▶ **Objective**: Write out the material exactly, leaving every picture behind.

----

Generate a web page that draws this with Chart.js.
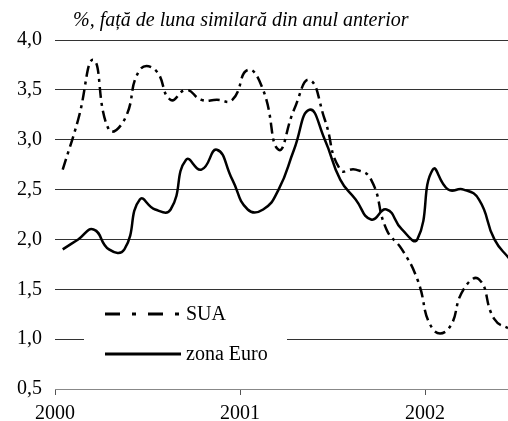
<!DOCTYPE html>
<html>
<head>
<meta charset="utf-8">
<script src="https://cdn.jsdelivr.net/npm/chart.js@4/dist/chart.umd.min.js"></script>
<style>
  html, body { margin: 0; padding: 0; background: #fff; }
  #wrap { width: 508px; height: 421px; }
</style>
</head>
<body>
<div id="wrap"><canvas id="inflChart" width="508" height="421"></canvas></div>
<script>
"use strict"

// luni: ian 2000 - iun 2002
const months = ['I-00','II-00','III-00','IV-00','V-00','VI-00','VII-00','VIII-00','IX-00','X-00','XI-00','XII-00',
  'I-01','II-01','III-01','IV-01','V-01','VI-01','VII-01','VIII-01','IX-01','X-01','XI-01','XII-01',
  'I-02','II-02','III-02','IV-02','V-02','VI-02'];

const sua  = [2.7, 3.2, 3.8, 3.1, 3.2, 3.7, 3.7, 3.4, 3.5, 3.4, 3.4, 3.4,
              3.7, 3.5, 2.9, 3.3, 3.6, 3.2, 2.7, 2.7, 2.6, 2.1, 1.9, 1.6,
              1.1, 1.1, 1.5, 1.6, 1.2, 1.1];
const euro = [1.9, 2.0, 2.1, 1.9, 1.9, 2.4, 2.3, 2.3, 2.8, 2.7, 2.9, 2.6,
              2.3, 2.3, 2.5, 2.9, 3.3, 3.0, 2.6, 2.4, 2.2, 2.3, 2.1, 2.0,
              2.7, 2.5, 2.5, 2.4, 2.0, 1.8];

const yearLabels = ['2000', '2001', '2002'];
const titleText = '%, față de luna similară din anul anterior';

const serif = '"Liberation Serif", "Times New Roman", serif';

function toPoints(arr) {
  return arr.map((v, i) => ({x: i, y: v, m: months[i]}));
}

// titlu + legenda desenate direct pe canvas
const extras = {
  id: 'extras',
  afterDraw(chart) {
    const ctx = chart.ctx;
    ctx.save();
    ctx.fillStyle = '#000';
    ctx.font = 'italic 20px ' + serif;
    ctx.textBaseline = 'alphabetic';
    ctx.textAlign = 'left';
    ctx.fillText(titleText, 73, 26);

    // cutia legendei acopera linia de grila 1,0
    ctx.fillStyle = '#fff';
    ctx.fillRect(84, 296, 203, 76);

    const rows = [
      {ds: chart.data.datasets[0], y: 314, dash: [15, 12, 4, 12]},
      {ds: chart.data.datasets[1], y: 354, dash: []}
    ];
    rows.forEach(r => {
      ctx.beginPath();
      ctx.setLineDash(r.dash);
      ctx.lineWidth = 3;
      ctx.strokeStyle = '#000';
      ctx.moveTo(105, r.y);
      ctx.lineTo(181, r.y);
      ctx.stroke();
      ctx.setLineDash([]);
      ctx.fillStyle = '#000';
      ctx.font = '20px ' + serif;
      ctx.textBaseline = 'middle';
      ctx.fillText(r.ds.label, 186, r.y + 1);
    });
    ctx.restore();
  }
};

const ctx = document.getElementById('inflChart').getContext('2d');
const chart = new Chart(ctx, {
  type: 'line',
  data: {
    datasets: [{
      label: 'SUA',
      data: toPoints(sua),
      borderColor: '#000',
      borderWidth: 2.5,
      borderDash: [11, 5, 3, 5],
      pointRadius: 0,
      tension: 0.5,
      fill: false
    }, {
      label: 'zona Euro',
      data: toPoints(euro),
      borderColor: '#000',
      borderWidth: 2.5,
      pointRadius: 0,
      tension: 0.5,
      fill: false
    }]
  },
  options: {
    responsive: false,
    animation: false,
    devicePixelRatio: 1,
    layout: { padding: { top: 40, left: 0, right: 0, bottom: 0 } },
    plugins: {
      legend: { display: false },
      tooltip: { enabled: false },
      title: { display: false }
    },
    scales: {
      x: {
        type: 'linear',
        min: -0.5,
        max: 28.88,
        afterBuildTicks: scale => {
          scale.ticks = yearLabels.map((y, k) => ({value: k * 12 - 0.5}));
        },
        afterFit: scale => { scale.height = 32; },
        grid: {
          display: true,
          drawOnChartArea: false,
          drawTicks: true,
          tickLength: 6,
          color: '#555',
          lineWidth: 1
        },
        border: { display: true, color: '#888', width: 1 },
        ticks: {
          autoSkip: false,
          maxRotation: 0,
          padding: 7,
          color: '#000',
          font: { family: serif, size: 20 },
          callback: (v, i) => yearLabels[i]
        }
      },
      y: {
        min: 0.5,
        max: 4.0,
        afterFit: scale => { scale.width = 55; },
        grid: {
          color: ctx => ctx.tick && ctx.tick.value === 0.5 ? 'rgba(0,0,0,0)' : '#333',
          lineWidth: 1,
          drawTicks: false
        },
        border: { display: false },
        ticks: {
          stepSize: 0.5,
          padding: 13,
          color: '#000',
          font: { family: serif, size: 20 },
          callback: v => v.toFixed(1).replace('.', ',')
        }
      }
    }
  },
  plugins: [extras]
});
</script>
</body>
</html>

----

▶ **Finished task**:
Generate a web page that draws this with Chart.js.
<!DOCTYPE html>
<html>
<head>
<meta charset="utf-8">
<script src="https://cdn.jsdelivr.net/npm/chart.js@4/dist/chart.umd.min.js"></script>
<style>
  html, body { margin: 0; padding: 0; background: #fff; }
  #wrap { width: 508px; height: 421px; }
</style>
</head>
<body>
<div id="wrap"><canvas id="inflChart" width="508" height="421"></canvas></div>
<script>
"use strict"

// luni: ian 2000 - iun 2002
const months = ['I-00','II-00','III-00','IV-00','V-00','VI-00','VII-00','VIII-00','IX-00','X-00','XI-00','XII-00',
  'I-01','II-01','III-01','IV-01','V-01','VI-01','VII-01','VIII-01','IX-01','X-01','XI-01','XII-01',
  'I-02','II-02','III-02','IV-02','V-02','VI-02'];

const sua  = [2.7, 3.2, 3.8, 3.1, 3.2, 3.7, 3.7, 3.4, 3.5, 3.4, 3.4, 3.4,
              3.7, 3.5, 2.9, 3.3, 3.6, 3.2, 2.7, 2.7, 2.6, 2.1, 1.9, 1.6,
              1.1, 1.1, 1.5, 1.6, 1.2, 1.1];
const euro = [1.9, 2.0, 2.1, 1.9, 1.9, 2.4, 2.3, 2.3, 2.8, 2.7, 2.9, 2.6,
              2.3, 2.3, 2.5, 2.9, 3.3, 3.0, 2.6, 2.4, 2.2, 2.3, 2.1, 2.0,
              2.7, 2.5, 2.5, 2.4, 2.0, 1.8];

const yearLabels = ['2000', '2001', '2002'];
const titleText = '%, față de luna similară din anul anterior';

const serif = '"Liberation Serif", "Times New Roman", serif';

function toPoints(arr) {
  return arr.map((v, i) => ({x: i, y: v, m: months[i]}));
}

// titlu + legenda desenate direct pe canvas
const extras = {
  id: 'extras',
  afterDraw(chart) {
    const ctx = chart.ctx;
    ctx.save();
    ctx.fillStyle = '#000';
    ctx.font = 'italic 20px ' + serif;
    ctx.textBaseline = 'alphabetic';
    ctx.textAlign = 'left';
    ctx.fillText(titleText, 73, 26);

    // cutia legendei acopera linia de grila 1,0
    ctx.fillStyle = '#fff';
    ctx.fillRect(84, 296, 203, 76);

    const rows = [
      {ds: chart.data.datasets[0], y: 314, dash: [15, 12, 4, 12]},
      {ds: chart.data.datasets[1], y: 354, dash: []}
    ];
    rows.forEach(r => {
      ctx.beginPath();
      ctx.setLineDash(r.dash);
      ctx.lineWidth = 3;
      ctx.strokeStyle = '#000';
      ctx.moveTo(105, r.y);
      ctx.lineTo(181, r.y);
      ctx.stroke();
      ctx.setLineDash([]);
      ctx.fillStyle = '#000';
      ctx.font = '20px ' + serif;
      ctx.textBaseline = 'middle';
      ctx.fillText(r.ds.label, 186, r.y + 1);
    });
    ctx.restore();
  }
};

const ctx = document.getElementById('inflChart').getContext('2d');
const chart = new Chart(ctx, {
  type: 'line',
  data: {
    datasets: [{
      label: 'SUA',
      data: toPoints(sua),
      borderColor: '#000',
      borderWidth: 2.5,
      borderDash: [11, 5, 3, 5],
      pointRadius: 0,
      tension: 0.5,
      fill: false
    }, {
      label: 'zona Euro',
      data: toPoints(euro),
      borderColor: '#000',
      borderWidth: 2.5,
      pointRadius: 0,
      tension: 0.5,
      fill: false
    }]
  },
  options: {
    responsive: false,
    animation: false,
    devicePixelRatio: 1,
    layout: { padding: { top: 40, left: 0, right: 0, bottom: 0 } },
    plugins: {
      legend: { display: false },
      tooltip: { enabled: false },
      title: { display: false }
    },
    scales: {
      x: {
        type: 'linear',
        min: -0.5,
        max: 28.88,
        afterBuildTicks: scale => {
          scale.ticks = yearLabels.map((y, k) => ({value: k * 12 - 0.5}));
        },
        afterFit: scale => { scale.height = 32; },
        grid: {
          display: true,
          drawOnChartArea: false,
          drawTicks: true,
          tickLength: 6,
          color: '#555',
          lineWidth: 1
        },
        border: { display: true, color: '#888', width: 1 },
        ticks: {
          autoSkip: false,
          maxRotation: 0,
          padding: 7,
          color: '#000',
          font: { family: serif, size: 20 },
          callback: (v, i) => yearLabels[i]
        }
      },
      y: {
        min: 0.5,
        max: 4.0,
        afterFit: scale => { scale.width = 55; },
        grid: {
          color: ctx => ctx.tick && ctx.tick.value === 0.5 ? 'rgba(0,0,0,0)' : '#333',
          lineWidth: 1,
          drawTicks: false
        },
        border: { display: false },
        ticks: {
          stepSize: 0.5,
          padding: 13,
          color: '#000',
          font: { family: serif, size: 20 },
          callback: v => v.toFixed(1).replace('.', ',')
        }
      }
    }
  },
  plugins: [extras]
});
</script>
</body>
</html>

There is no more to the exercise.